Category Archives: Obama

News Analysis – A Decade of Enormous Deficits May Alter American Politics and Power – NYTimes.com

Mr. Obama has published the 10-year numbers in part, it seems, to make the point that the political gridlock of the past few years, in which most Republicans refuse to talk about tax increases and Democrats refuse to talk about cutting entitlement programs, is unsustainable. His prescription is that the problem has to be made worse, with intense deficit spending to lower the unemployment rate, before the deficits can come down.

Mr.

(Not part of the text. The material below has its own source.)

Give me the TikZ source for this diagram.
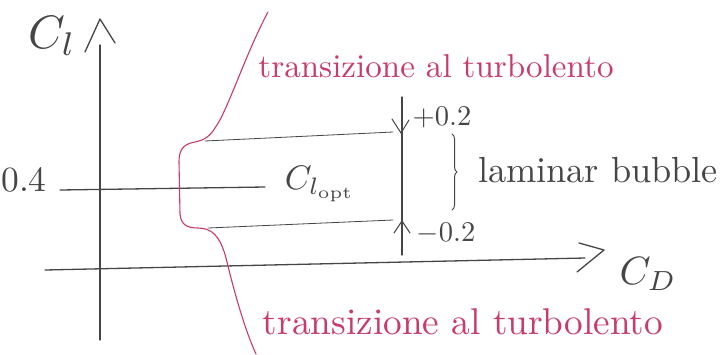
\documentclass[tikz,border=0pt]{standalone}
\usetikzlibrary{decorations.pathreplacing}
\definecolor{pen}{RGB}{70,70,70}
\definecolor{redpen}{RGB}{200,60,105}
\begin{document}
\begin{tikzpicture}[x=1pt,y=-1pt,
  axis/.style={draw=pen,line width=1.3pt,line cap=round,line join=round},
  thin/.style={draw=pen,line width=0.8pt,line cap=round},
  redline/.style={draw=redpen,line width=1.1pt,line cap=round,line join=round},
  lbl/.style={text=pen,inner sep=0pt},
  redlbl/.style={text=redpen,inner sep=0pt}]
\useasboundingbox[fill=white] (0,0) rectangle (725,354);
% coordinates
\coordinate (ytop) at (100,45);
\coordinate (ybot) at (100,340);
\coordinate (ytip) at (100,19);
\coordinate (yl) at (85,52);
\coordinate (yr) at (115,43);
\coordinate (xl) at (45,270);
\coordinate (xr) at (585,258);
\coordinate (xt) at (579,243);
\coordinate (xtip) at (604,250);
\coordinate (xb) at (577,272);
\coordinate (hl) at (60,190);
\coordinate (hr) at (265,187);
\coordinate (ul) at (205,141);
\coordinate (ur) at (393,132);
\coordinate (ll) at (208,228);
\coordinate (lr) at (393,220);
\coordinate (vt) at (402,97);
\coordinate (vb) at (402,255);
\coordinate (dtip) at (401,133);
\coordinate (dl) at (392,119);
\coordinate (dr) at (409,120);
\coordinate (utip) at (402,221);
\coordinate (uleft) at (394,233);
\coordinate (uright) at (410,233);
\coordinate (bt) at (452,134);
\coordinate (bb) at (452,210);
% axes
\draw[axis] (ytop) -- (ybot);
\draw[axis] (yl) -- (ytip) -- (yr);
\draw[axis] (xl) -- (xr);
\draw[axis] (xt) -- (xtip) -- (xb);
% lines
\draw[axis] (hl) -- (hr);
\draw[thin] (ul) -- (ur);
\draw[thin] (ll) -- (lr);
\draw[axis] (vt) -- (vb);
\draw[thin,line width=1pt] (dl) -- (dtip) -- (dr);
\draw[thin,line width=1pt] (uleft) -- (utip) -- (uright);
\draw[thin,line width=1pt,decorate,decoration={brace,amplitude=5pt}] (bt) -- (bb);
% red brace
\draw[redline] (268,12) .. controls (245,55) and (228,110) .. (215,128)
  .. controls (210,136) and (205,140) .. (195,142)
  .. controls (183,144) and (179,150) .. (179,162)
  -- (180,214) .. controls (181,224) and (186,228) .. (198,228)
  .. controls (212,228) and (220,236) .. (226,258)
  .. controls (235,295) and (245,330) .. (256,354);
% labels
\node[lbl] (cl) at (52,36) {\resizebox{!}{32pt}{$C_l$}};
\node[lbl] (cd) at (648,274) {\resizebox{!}{27pt}{$C_D$}};
\node[lbl] (v04) at (24,180) {\resizebox{!}{24pt}{0.4}};
\node[lbl] (clopt) at (320,184) {\resizebox{70pt}{!}{$C_{l_{\mathrm{opt}}}$}};
\node[lbl] (p02) at (442,117) {\resizebox{!}{19pt}{$+$0.2}};
\node[lbl] (m02) at (446,233) {\resizebox{!}{19pt}{$-$0.2}};
\node[lbl] (lam) at (598,170) {\resizebox{240pt}{!}{laminar bubble}};
\node[redlbl] (ttop) at (436,66) {\resizebox{355pt}{!}{transizione al turbolento}};
\node[redlbl] (tbot) at (463,322) {\resizebox{400pt}{!}{transizione al turbolento}};
\end{tikzpicture}
\end{document}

Summers, in an interview on Monday afternoon, said, “The budget recognizes the imperatives of job creation and growth in the short run, and takes significant measures to increase confidence in the medium term.”

He was referring to the freeze on domestic, non-national-security-related spending, the troubled effort to cut health-care costs, and the decision to let expire Bush-era tax cuts for corporations and families earning more than $250,000.

But Mr. Summers said that the long-term projections of deficits were “not sustainable,” and that “through the budget and fiscal commission, the president has sought to provide maximum room for making further adjustments as necessary before any kind of crisis arrives.”

Turning that thought into political action, however, has proven harder and harder for the Washington establishment. Republicans stayed largely silent about the debt during the Bush years. Democrats have described it as a necessary evil during the economic crisis that defined Mr. Obama’s first year. Interest in a long-term solution seems limited. Or, as Isabel V. Sawhill of the Brookings Institution put it Monday on MSNBC, “The problem here is not honesty, but political will.”

via News Analysis – A Decade of Enormous Deficits May Alter American Politics and Power – NYTimes.com.

via News Analysis – A Decade of Enormous Deficits May Alter American Politics and Power – NYTimes.com.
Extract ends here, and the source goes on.